The performances range from functional to distractingly underwhelming. Only Vincent D'Onofrio does anything remotely stimulating with his role. His portrayal of a blind cemetery caretaker is broad as hell, which is arguably just what the second sequel to a 15-year-old horror film deserves and needs. (For this writer, D'Onofrio fills the niche that Nic Cage occupies for other cinephiles: an occasionally brilliant performer whose most mannered, ham-bone performances have a mesmerizing quality that makes them consistently pleasurable to watch.)
Indeed, nothing about Rings is outright awful, and some aspects of it are damn respectable, which is why the film’s overwhelming critical drubbing is a bit baffling.

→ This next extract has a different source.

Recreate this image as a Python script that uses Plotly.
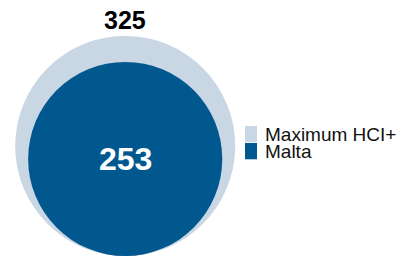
import math
import plotly.graph_objects as go

# ---- data ----
series_names = ["Maximum HCI+", "Malta"]
series_values = [325, 253]
series_colors = ["#c9d6e3", "#01588f"]

W, H = 407, 257
R_MAX = 110.0
CX = 125.2
BOTTOM = 256.0

fig = go.Figure()
fig.add_trace(go.Scatter(x=[0, W], y=[0, H], mode="markers",
                         marker=dict(opacity=0), hoverinfo="skip", showlegend=False))

vmax = max(series_values)
shapes = []
annotations = []
radii = []
for name, v, c in zip(series_names, series_values, series_colors):
    r = R_MAX * math.sqrt(v / vmax)
    radii.append(r)
    shapes.append(dict(type="circle", xref="x", yref="y",
                       x0=CX - r, x1=CX + r, y0=BOTTOM - 2 * r, y1=BOTTOM,
                       fillcolor=c, line=dict(width=0), layer="below"))

# value labels
big_top = BOTTOM - 2 * radii[0]
annotations.append(dict(x=CX, y=big_top - 16.5, xref="x", yref="y", text="<b>%d</b>" % series_values[0],
                        showarrow=False, xanchor="center", yanchor="middle",
                        font=dict(family="Liberation Sans, Arial", size=25, color="#000000")))
small_cy = BOTTOM - radii[1]
annotations.append(dict(x=CX, y=small_cy, xref="x", yref="y", text="<b>%d</b>" % series_values[1],
                        showarrow=False, xanchor="center", yanchor="middle",
                        font=dict(family="Liberation Sans, Arial", size=32, color="#ffffff")))

# manual legend
leg_x0, leg_w = 245, 12
leg_tops = [126, 143]
leg_h = 16.3
for i, (name, c) in enumerate(zip(series_names, series_colors)):
    y0 = leg_tops[i]
    shapes.append(dict(type="rect", xref="x", yref="y", x0=leg_x0, x1=leg_x0 + leg_w,
                       y0=y0, y1=y0 + leg_h, fillcolor=c, line=dict(width=0)))
    annotations.append(dict(x=leg_x0 + leg_w + 6, y=y0 + leg_h / 2, xref="x", yref="y", text=name,
                            showarrow=False, xanchor="left", yanchor="middle",
                            font=dict(family="Liberation Sans, Arial", size=19, color="#111111")))

fig.update_layout(
    width=W, height=H,
    margin=dict(l=0, r=0, t=0, b=0),
    paper_bgcolor="white", plot_bgcolor="white",
    xaxis=dict(range=[0, W], visible=False, fixedrange=True),
    yaxis=dict(range=[H, 0], visible=False, fixedrange=True),
    shapes=shapes, annotations=annotations, showlegend=False,
)
fig.write_html("out.html", config={"displayModeBar": False},
               post_script="document.body.style.margin='0';document.body.style.overflow='hidden';")
with open("out.html", "r", encoding="utf-8") as f:
    html = f.read()
html = html.replace("<head>", "<head><style>html,body{margin:0;padding:0;overflow:hidden;}</style>", 1)
with open("out.html", "w", encoding="utf-8") as f:
    f.write(html)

When an amateurish shit-smear like The Bye Bye Man pulls in a 37 at Metacritic to Rings’ 24, one is inclined to wonder if Gutiérrez’s film has attracted malice merely for the sin of not being the original The Ring. While Rings is a middling horror feature overall, it’s also fairly gratifying as a sequel, in that it advances the series’ story sincerely and thoughtfully without pissing all over the original film’s legacy in the process. Given that the filmmakers couldn't dissuaded from the dubious endeavor of producing a new Ring film a decade and half after the fact, it bears reflecting that the result could have been much, much worse.